Dataset section ->
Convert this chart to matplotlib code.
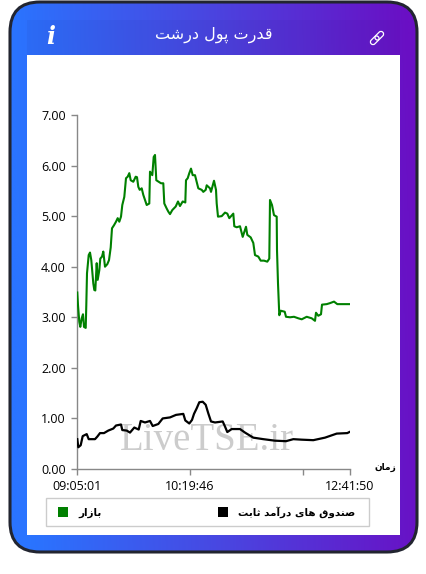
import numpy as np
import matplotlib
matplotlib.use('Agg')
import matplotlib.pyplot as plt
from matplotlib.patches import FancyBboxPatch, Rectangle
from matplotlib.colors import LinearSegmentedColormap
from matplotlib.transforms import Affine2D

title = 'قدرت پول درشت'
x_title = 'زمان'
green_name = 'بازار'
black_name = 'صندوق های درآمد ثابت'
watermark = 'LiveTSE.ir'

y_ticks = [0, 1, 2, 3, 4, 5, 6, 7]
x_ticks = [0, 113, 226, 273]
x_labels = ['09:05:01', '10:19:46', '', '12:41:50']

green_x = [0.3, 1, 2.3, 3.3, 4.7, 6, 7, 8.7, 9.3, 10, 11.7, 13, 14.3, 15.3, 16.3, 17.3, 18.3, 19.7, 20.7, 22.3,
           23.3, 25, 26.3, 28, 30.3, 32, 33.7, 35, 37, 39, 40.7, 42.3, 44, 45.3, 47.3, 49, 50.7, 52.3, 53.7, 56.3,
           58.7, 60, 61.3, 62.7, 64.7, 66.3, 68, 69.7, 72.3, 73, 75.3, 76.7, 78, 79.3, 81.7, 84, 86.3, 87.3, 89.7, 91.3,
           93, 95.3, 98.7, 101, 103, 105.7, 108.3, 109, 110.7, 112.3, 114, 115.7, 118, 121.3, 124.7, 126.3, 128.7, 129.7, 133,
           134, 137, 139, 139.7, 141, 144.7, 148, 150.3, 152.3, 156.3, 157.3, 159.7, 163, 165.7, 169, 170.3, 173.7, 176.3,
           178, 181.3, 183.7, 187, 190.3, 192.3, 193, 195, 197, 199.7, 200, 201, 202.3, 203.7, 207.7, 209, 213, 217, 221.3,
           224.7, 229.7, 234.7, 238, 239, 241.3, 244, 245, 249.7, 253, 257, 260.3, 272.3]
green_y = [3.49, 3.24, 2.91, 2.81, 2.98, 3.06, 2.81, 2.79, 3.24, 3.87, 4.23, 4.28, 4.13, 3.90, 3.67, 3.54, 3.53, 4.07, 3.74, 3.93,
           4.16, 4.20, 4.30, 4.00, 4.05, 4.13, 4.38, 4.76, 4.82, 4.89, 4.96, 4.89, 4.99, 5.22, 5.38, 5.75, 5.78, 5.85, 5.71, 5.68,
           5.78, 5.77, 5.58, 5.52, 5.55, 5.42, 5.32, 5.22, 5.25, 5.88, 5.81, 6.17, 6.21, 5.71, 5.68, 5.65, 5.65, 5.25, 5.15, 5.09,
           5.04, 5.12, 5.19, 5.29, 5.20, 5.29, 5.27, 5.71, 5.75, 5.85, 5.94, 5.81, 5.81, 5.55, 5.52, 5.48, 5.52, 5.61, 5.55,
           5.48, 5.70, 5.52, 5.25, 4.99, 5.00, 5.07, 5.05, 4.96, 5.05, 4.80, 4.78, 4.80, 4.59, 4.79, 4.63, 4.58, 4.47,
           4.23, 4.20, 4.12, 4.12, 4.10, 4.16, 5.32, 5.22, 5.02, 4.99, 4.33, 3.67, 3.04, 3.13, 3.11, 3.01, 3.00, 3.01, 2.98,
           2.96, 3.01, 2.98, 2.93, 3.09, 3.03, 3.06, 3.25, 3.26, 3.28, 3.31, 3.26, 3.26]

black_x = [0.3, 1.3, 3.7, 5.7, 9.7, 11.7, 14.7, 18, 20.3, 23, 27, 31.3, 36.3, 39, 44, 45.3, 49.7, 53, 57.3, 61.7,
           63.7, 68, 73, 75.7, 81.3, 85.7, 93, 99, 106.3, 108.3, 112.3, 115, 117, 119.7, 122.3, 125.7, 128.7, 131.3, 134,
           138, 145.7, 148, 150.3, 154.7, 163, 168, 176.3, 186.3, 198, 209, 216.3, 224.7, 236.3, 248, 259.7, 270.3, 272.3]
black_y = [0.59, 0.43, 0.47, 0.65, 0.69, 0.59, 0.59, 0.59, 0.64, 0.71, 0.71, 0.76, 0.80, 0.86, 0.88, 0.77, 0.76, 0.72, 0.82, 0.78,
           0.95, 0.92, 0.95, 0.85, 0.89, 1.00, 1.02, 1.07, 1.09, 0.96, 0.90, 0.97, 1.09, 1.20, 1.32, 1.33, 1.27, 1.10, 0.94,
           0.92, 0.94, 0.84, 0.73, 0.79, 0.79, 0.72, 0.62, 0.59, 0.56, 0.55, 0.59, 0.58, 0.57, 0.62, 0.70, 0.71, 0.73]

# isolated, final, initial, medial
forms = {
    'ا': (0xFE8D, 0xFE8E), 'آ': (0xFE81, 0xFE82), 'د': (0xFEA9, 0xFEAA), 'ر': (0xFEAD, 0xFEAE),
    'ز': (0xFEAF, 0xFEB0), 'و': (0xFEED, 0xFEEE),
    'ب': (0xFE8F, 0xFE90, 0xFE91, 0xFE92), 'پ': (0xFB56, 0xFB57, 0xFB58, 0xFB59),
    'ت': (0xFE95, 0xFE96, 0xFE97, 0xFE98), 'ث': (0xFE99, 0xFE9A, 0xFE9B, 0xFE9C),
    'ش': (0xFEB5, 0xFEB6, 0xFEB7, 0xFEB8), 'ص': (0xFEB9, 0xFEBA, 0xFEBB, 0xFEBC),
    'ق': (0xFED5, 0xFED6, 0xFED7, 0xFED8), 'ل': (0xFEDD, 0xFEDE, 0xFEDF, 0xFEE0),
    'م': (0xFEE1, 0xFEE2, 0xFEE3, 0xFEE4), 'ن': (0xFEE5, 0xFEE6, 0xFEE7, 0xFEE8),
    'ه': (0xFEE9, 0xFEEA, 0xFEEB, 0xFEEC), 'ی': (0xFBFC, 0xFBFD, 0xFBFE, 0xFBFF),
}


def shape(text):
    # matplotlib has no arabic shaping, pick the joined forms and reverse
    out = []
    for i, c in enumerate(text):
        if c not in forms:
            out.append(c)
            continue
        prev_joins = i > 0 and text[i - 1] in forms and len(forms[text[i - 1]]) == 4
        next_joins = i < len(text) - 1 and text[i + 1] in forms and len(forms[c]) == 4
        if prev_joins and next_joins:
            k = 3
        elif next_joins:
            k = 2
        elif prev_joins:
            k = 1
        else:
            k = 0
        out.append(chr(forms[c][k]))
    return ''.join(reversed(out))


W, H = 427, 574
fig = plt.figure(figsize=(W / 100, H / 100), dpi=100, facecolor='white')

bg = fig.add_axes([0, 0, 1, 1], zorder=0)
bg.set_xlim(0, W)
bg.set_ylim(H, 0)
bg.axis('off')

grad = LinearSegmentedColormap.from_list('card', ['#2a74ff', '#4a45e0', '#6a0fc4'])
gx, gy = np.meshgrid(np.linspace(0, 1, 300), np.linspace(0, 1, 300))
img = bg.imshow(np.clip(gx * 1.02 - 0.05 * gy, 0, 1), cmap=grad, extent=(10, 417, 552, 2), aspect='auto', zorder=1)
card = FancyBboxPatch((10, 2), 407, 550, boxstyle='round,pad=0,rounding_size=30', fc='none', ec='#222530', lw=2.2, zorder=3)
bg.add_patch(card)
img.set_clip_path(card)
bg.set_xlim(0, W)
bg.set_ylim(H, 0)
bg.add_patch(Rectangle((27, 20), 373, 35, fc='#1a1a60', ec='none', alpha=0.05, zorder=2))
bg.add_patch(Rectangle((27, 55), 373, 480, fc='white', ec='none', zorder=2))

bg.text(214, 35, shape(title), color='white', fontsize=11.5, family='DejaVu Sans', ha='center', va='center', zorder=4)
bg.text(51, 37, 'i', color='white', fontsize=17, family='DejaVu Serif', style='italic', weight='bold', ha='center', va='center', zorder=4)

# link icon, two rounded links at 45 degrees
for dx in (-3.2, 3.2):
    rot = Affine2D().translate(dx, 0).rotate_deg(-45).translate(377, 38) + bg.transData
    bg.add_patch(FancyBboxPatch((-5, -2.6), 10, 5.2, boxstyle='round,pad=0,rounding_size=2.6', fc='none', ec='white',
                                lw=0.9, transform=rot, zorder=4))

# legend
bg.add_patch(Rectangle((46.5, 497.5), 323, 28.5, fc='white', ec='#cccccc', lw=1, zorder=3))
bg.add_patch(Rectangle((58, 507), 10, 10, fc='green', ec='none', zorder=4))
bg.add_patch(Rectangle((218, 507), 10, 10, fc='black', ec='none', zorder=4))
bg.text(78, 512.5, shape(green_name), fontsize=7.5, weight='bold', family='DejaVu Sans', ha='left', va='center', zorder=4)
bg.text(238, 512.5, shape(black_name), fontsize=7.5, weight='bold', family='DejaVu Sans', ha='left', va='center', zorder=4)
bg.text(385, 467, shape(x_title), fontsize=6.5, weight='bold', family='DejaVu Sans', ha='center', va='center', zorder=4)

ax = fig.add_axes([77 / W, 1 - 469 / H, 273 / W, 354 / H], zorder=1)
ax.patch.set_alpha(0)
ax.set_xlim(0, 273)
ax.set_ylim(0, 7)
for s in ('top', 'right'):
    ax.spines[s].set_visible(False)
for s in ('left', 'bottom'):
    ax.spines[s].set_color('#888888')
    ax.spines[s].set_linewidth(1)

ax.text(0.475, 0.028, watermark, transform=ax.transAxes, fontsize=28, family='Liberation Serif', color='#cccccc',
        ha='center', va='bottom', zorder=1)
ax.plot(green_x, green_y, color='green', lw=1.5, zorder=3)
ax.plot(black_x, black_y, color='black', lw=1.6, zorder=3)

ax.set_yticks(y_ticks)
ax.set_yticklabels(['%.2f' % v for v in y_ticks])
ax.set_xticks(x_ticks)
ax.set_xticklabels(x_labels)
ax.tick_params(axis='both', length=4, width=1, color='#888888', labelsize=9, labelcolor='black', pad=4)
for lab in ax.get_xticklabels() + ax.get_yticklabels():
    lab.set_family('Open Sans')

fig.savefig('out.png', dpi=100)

Exercise brief -> The lines from the top of the data above through the one holding "x_labels = ['09:05:01', '10:19:46', '', '12:41:50']" are to be repeated exactly, and only those, with no pictures.

Finished task ->
Convert this chart to matplotlib code.
import numpy as np
import matplotlib
matplotlib.use('Agg')
import matplotlib.pyplot as plt
from matplotlib.patches import FancyBboxPatch, Rectangle
from matplotlib.colors import LinearSegmentedColormap
from matplotlib.transforms import Affine2D

title = 'قدرت پول درشت'
x_title = 'زمان'
green_name = 'بازار'
black_name = 'صندوق های درآمد ثابت'
watermark = 'LiveTSE.ir'

y_ticks = [0, 1, 2, 3, 4, 5, 6, 7]
x_ticks = [0, 113, 226, 273]
x_labels = ['09:05:01', '10:19:46', '', '12:41:50']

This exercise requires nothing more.